4. Policy makers, agricultural biotechnology projects, and funding institutions should provide systems for affordable and accessible resources needed for successful crop cultivation. For example, the establishment of credit groups for small-scale women farmers to share resources and establish capital would be beneficial to improve the economic status of women farmers and establish gender equality with men farmers.

5. Private companies with NARS must establish priorities to ensure women farmers maintain control over their crop choices and post-harvest management practices, and receive market value for their improved production with the use of agricultural biotechnology. This will provide women with the means to obtain higher yields and improved income.

Should consideration not be made for gender issues in the five key areas discussed above, priority setting for agricultural biotechnology policy and development projects in SSA will be missing essential elements to ensure their effectiveness and sustainability. Priorities will be absent of gender-responsive insight, and consideration of gender-specific needs for appropriate adoption, implementation, and sustainability of agricultural biotechnology, and the proposed benefits of agricultural biotechnologies for addressing food insecurity and poverty reduction will not be realized. These gender-responsive considerations may also be applicable to agricultural biotechnology initiatives in other developing regions, though further fieldwork must be carried out to incorporate on-the-ground accounts of gender and agricultural biotechnology into priority setting.
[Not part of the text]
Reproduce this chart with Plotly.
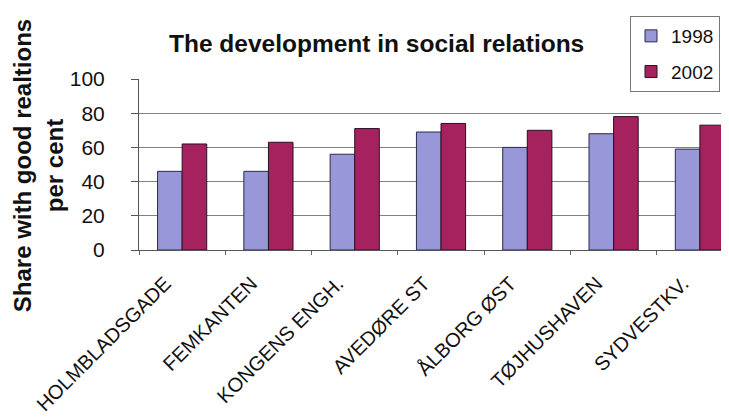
import plotly.graph_objects as go

categories = ["HOLMBLADSGADE", "FEMKANTEN", "KONGENS ENGH.", "AVEDØRE ST",
              "ÅLBORG ØST", "TØJHUSHAVEN", "SYDVESTKV."]
values_1998 = [46, 46, 56, 69, 60, 68, 59]
values_2002 = [62, 63, 71, 74, 70, 78, 73]
series_names = ["1998", "2002"]
y_ticks = [0, 20, 40, 60, 80, 100]

FONT = "Arial, Liberation Sans, sans-serif"
W, H = 729, 418
L, R, T, B = 131, 0, 71, 176

fig = go.Figure()
fig.add_trace(go.Bar(x=categories, y=values_1998, name=series_names[0],
                     marker=dict(color="#9898D8", line=dict(color="#2a2a4a", width=1)),
                     legendgroup="a"))
fig.add_trace(go.Bar(x=categories, y=values_2002, name=series_names[1],
                     marker=dict(color="#A6225F", line=dict(color="#2a1020", width=1)),
                     legendgroup="b"))

pw = W - L - R
ph = H - T - B
def px_x(px):
    return (px - L) / pw
def px_y(py):
    return (H - B - py) / ph

fig.update_layout(
    width=W, height=H,
    margin=dict(l=L, r=R, t=T, b=B, autoexpand=False),
    paper_bgcolor="white", plot_bgcolor="white",
    barmode="group", bargap=0.43, bargroupgap=0,
    font=dict(family=FONT, color="#111"),
    showlegend=True,
    legend=dict(x=px_x(712), y=px_y(8), xanchor="right", yanchor="top",
                bordercolor="#777", borderwidth=1, bgcolor="white",
                font=dict(size=19, family=FONT), itemwidth=30,
                traceorder="grouped", tracegroupgap=8),
    xaxis=dict(range=[-0.5, 6.43], type="category", tickangle=-45,
               tickfont=dict(size=20, family=FONT, color="#111"),
               showline=True, linecolor="#555", linewidth=1,
               ticks="outside", tickson="boundaries", ticklen=4, tickcolor="#666",
               showgrid=False, automargin=False, ticklabelstandoff=13,
               ticklabelshift=-17),
    yaxis=dict(range=[0, 100], tickvals=y_ticks,
               tickfont=dict(size=21, family=FONT, color="#111"),
               showline=True, linecolor="#555", linewidth=1,
               ticks="outside", ticklen=7, tickcolor="#555",
               showgrid=True, gridcolor="#808080", gridwidth=1,
               zeroline=False, automargin=False, ticklabelstandoff=22),
    annotations=[
        dict(text="<b>The development in social relations</b>", xref="paper", yref="paper",
             x=px_x(368), y=px_y(36), xanchor="center", yanchor="middle",
             showarrow=False, font=dict(size=24.5, family=FONT, color="#111")),
        dict(text="<b>Share with good realtions</b>", xref="paper", yref="paper",
             x=px_x(14), y=0.49, xanchor="center", yanchor="middle", textangle=-90,
             showarrow=False, font=dict(size=24, family=FONT, color="#111")),
        dict(text="<b>per cent</b>", xref="paper", yref="paper",
             x=px_x(46), y=0.49, xanchor="center", yanchor="middle", textangle=-90,
             showarrow=False, font=dict(size=24, family=FONT, color="#111")),
    ],
)

fig.write_html("out.html")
The five key areas for gender-responsive priority setting for agricultural biotechnology must be reassessed in terms of equitability and impact on the individuals, the agricultural sector in SSA, and the communities they serve. Incorporation of the viewpoints and expertise of those most affected and knowledgeable about agriculture in SSA—women farmers—will be instrumental for making appropriate and sustainable decisions for setting gender responsive priorities in agricultural policy and development initiatives.